==== Dataset content ====

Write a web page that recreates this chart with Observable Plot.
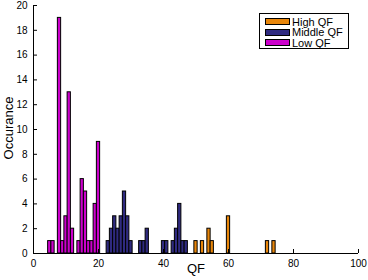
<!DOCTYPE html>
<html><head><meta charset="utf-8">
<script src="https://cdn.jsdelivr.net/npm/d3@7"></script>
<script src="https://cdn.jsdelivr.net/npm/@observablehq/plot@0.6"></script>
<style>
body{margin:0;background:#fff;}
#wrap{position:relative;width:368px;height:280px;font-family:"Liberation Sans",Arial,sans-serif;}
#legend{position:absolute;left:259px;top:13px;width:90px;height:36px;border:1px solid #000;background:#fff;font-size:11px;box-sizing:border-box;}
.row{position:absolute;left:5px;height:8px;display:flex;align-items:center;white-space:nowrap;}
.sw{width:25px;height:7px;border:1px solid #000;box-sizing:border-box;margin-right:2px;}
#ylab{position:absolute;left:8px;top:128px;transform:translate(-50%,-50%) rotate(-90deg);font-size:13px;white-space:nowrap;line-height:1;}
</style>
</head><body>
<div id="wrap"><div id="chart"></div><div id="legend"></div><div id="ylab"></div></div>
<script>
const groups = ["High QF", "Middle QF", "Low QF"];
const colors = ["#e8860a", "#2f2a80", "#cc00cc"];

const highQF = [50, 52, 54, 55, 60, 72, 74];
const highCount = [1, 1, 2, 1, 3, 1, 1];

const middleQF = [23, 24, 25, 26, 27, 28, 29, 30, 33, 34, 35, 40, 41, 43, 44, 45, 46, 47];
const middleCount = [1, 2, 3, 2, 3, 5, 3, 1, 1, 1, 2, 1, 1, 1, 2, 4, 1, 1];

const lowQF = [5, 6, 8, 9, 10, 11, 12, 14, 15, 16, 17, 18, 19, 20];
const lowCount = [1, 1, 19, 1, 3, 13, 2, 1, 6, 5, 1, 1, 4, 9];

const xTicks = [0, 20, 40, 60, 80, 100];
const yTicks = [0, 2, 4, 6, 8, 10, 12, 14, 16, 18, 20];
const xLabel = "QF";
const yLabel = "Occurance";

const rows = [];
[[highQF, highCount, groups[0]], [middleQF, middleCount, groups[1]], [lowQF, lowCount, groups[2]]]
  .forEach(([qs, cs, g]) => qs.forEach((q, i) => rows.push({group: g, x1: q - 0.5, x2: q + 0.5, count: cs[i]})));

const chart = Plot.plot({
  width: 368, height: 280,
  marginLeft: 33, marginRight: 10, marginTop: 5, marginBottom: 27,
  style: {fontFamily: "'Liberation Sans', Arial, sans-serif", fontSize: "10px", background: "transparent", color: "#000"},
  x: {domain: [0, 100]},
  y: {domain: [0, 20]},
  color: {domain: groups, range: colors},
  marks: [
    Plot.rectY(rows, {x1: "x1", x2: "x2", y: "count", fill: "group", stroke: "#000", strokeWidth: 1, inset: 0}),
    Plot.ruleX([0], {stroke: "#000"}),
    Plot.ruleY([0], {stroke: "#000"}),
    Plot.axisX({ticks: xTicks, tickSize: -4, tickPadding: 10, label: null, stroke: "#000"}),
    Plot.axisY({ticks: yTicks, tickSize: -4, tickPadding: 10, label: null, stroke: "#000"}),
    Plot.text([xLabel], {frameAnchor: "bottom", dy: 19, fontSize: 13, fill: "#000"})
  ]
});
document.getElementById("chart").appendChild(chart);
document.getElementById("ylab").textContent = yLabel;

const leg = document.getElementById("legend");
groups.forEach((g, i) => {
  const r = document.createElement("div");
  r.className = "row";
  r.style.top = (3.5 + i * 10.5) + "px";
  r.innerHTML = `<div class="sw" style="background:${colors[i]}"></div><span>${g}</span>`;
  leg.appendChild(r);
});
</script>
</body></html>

====

* **Task prompt**:
Go through the material and select each line with the string "chart" in it.

* **Answer for the task**:
Write a web page that recreates this chart with Observable Plot.
<div id="wrap"><div id="chart"></div><div id="legend"></div><div id="ylab"></div></div>
const chart = Plot.plot({
document.getElementById("chart").appendChild(chart);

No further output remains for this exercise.